Efficient 4D decomposition: Decomposing the 4D problem into canonical 3DGS generation and variation field modeling reduces the dimensionality burden on the diffusion model.
Elegant motion-aware encoding design: Mesh-guided interpolation bridges mesh motion and Gaussian motion, and motion-aware queries substantially improve encoding quality.
Synthesis-to-real generalization: The model is trained exclusively on synthetic data yet generalizes to in-the-wild videos, demonstrating the transferability of the learned motion priors.

Limitations & Future Work¶

The training set contains only 34K animated objects, with scale limited by the scarcity of high-quality animation assets.
Inference requires canonical GS generation from a pretrained 3D model, introducing a dependency on third-party model quality.
Current support is limited to 32-frame animation; long-sequence generation may require autoregressive or sliding-window strategies.
The capability to model complex topological changes (e.g., object splitting or merging) remains to be validated.
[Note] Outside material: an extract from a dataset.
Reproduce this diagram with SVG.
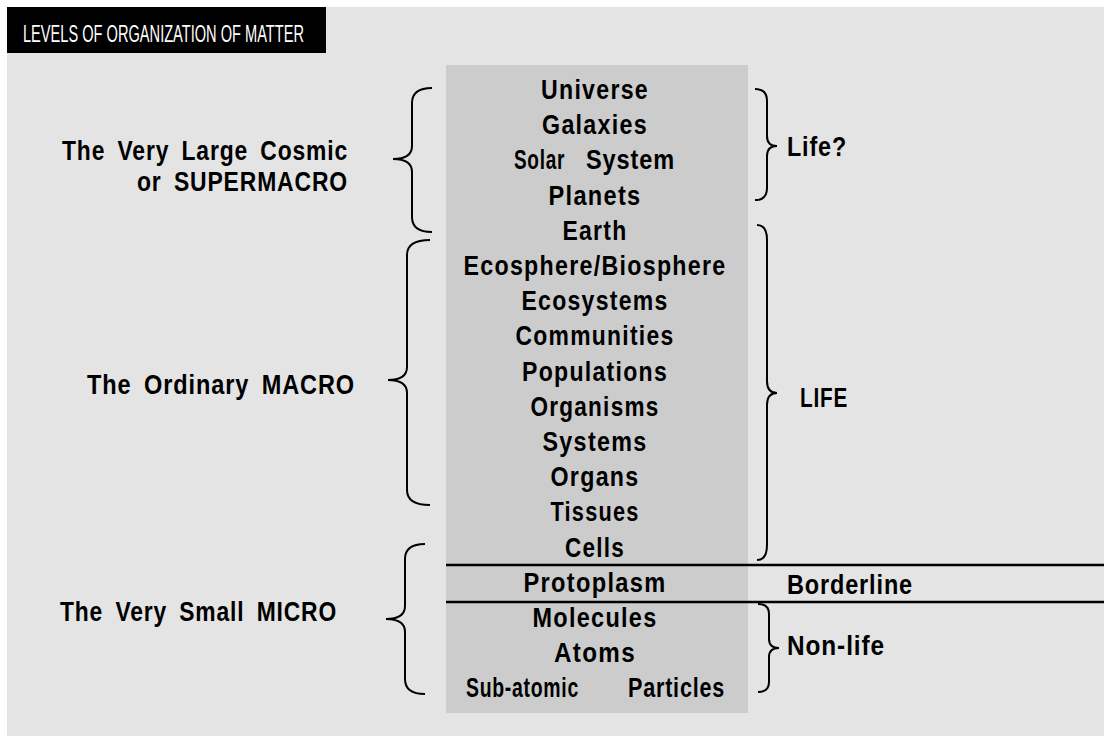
<svg xmlns="http://www.w3.org/2000/svg" width="1104" height="736" viewBox="0 0 1104 736">
<style>
.lv{font-family:"Liberation Sans",Arial,sans-serif;font-weight:bold;font-size:27px;letter-spacing:1.5px;fill:#000;text-anchor:middle}
.sd{font-family:"Liberation Sans",Arial,sans-serif;font-weight:bold;font-size:27px;letter-spacing:1px;word-spacing:6px;fill:#000}
.br{fill:none;stroke:#000;stroke-width:2}
.hl{stroke:#000;stroke-width:2.5}
</style>
<rect x="0" y="0" width="1104" height="736" fill="#ffffff"/>
<rect x="7" y="7" width="1097" height="729" fill="#e4e4e4"/>
<g id="title">
<rect x="7" y="7" width="319" height="46" fill="#000"/>
<text x="23" y="42" font-family="'Liberation Sans Narrow','Liberation Sans',Arial,sans-serif" font-size="23" fill="#fff" textLength="281" lengthAdjust="spacingAndGlyphs">LEVELS OF ORGANIZATION OF MATTER</text>
</g>
<rect id="column" x="446" y="65" width="302" height="648" fill="#cccccc"/>
<g id="connectors">
<line class="hl" x1="446" y1="565" x2="1104" y2="565"/>
<line class="hl" x1="446" y1="602" x2="1104" y2="602"/>
<path class="br" d="M432 88 Q412 88 412 103 L412 146 Q412 159 393 159 Q412 159 412 172 L412 217 Q412 232 432 232"/>
<path class="br" d="M430 240 Q407 240 407 255 L407 367 Q407 380 388 380 Q407 380 407 393 L407 490 Q407 505 430 505"/>
<path class="br" d="M425 544 Q405 544 405 559 L405 606 Q405 619 386 619 Q405 619 405 632 L405 679 Q405 694 425 694"/>
<path class="br" d="M755 89 Q767 89 767 101 L767 136 Q767 146 777 146 Q767 146 767 156 L767 188 Q767 200 755 200"/>
<path class="br" d="M757 225 Q767 225 767 240 L767 381 Q767 393 777 393 Q767 393 767 405 L767 545 Q767 560 757 560"/>
<path class="br" d="M758 604 Q769 604 769 614 L769 639 Q769 648 779 648 Q769 648 769 657 L769 682 Q769 692 758 692"/>
</g>
<g id="levels">
<g id="n-universe"><text class="lv" x="595" y="99" textLength="108" lengthAdjust="spacingAndGlyphs">Universe</text></g>
<g id="n-galaxies"><text class="lv" x="595" y="134" textLength="106" lengthAdjust="spacingAndGlyphs">Galaxies</text></g>
<g id="n-solar"><text class="sd" y="169"><tspan x="514" textLength="51" lengthAdjust="spacingAndGlyphs">Solar</tspan><tspan x="586" textLength="89" lengthAdjust="spacingAndGlyphs">System</tspan></text></g>
<g id="n-planets"><text class="lv" x="595" y="205" textLength="93" lengthAdjust="spacingAndGlyphs">Planets</text></g>
<g id="n-earth"><text class="lv" x="595" y="240" textLength="65" lengthAdjust="spacingAndGlyphs">Earth</text></g>
<g id="n-ecosphere"><text class="lv" x="595" y="275" textLength="263" lengthAdjust="spacingAndGlyphs">Ecosphere/Biosphere</text></g>
<g id="n-ecosystems"><text class="lv" x="595" y="310" textLength="147" lengthAdjust="spacingAndGlyphs">Ecosystems</text></g>
<g id="n-communities"><text class="lv" x="595" y="345" textLength="159" lengthAdjust="spacingAndGlyphs">Communities</text></g>
<g id="n-populations"><text class="lv" x="595" y="381" textLength="146" lengthAdjust="spacingAndGlyphs">Populations</text></g>
<g id="n-organisms"><text class="lv" x="595" y="416" textLength="129" lengthAdjust="spacingAndGlyphs">Organisms</text></g>
<g id="n-systems"><text class="lv" x="595" y="451" textLength="105" lengthAdjust="spacingAndGlyphs">Systems</text></g>
<g id="n-organs"><text class="lv" x="595" y="486" textLength="89" lengthAdjust="spacingAndGlyphs">Organs</text></g>
<g id="n-tissues"><text class="lv" x="595" y="521" textLength="89" lengthAdjust="spacingAndGlyphs">Tissues</text></g>
<g id="n-cells"><text class="lv" x="595" y="557" textLength="60" lengthAdjust="spacingAndGlyphs">Cells</text></g>
<g id="n-protoplasm"><text class="lv" x="595" y="592" textLength="143" lengthAdjust="spacingAndGlyphs">Protoplasm</text></g>
<g id="n-molecules"><text class="lv" x="595" y="627" textLength="125" lengthAdjust="spacingAndGlyphs">Molecules</text></g>
<g id="n-atoms"><text class="lv" x="595" y="662" textLength="82" lengthAdjust="spacingAndGlyphs">Atoms</text></g>
<g id="n-subatomic"><text class="sd" y="697"><tspan x="466" textLength="113" lengthAdjust="spacingAndGlyphs">Sub-atomic</tspan><tspan x="628" textLength="97" lengthAdjust="spacingAndGlyphs">Particles</tspan></text></g>
</g>
<g id="scales">
<g id="n-cosmic"><text class="sd" x="62" y="160" textLength="286" lengthAdjust="spacingAndGlyphs">The Very Large Cosmic</text><text class="sd" x="137" y="191" textLength="211" lengthAdjust="spacingAndGlyphs">or SUPERMACRO</text></g>
<g id="n-macro"><text class="sd" x="87" y="394" textLength="268" lengthAdjust="spacingAndGlyphs">The Ordinary MACRO</text></g>
<g id="n-micro"><text class="sd" x="60" y="621" textLength="277" lengthAdjust="spacingAndGlyphs">The Very Small MICRO</text></g>
</g>
<g id="status">
<g id="n-lifeq"><text class="sd" x="787" y="156" textLength="60" lengthAdjust="spacingAndGlyphs">Life?</text></g>
<g id="n-life"><text class="sd" x="800" y="407" textLength="48" lengthAdjust="spacingAndGlyphs">LIFE</text></g>
<g id="n-borderline"><text class="sd" x="787" y="594" textLength="126" lengthAdjust="spacingAndGlyphs">Borderline</text></g>
<g id="n-nonlife"><text class="sd" x="787" y="655" textLength="98" lengthAdjust="spacingAndGlyphs">Non-life</text></g>
</g>
</svg>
The perceiver-based encoding in 3DShape2VecSet inspired the cross-attention encoding architecture adopted in this work.
Trellis's structured latent representation provides a strong foundation for high-quality canonical GS generation.
The decomposition strategy for 4D problems (canonical + variation) is generalizable to other dynamic 3D tasks.

Rating¶

Novelty: ⭐⭐⭐⭐⭐ — A pioneering contribution toward native 4D diffusion models; the VAE-based direct encoding strategy circumvents per-instance fitting.
Experimental Thoroughness: ⭐⭐⭐⭐ — Comprehensive quantitative comparisons and clear ablations, though the test set covers only 100 objects.
Writing Quality: ⭐⭐⭐⭐ — Framework is clearly described with complete technical details and well-designed ablation experiments.
Value: ⭐⭐⭐⭐⭐ — A practical solution for 4D generation with real application potential given the 4.5-second generation time.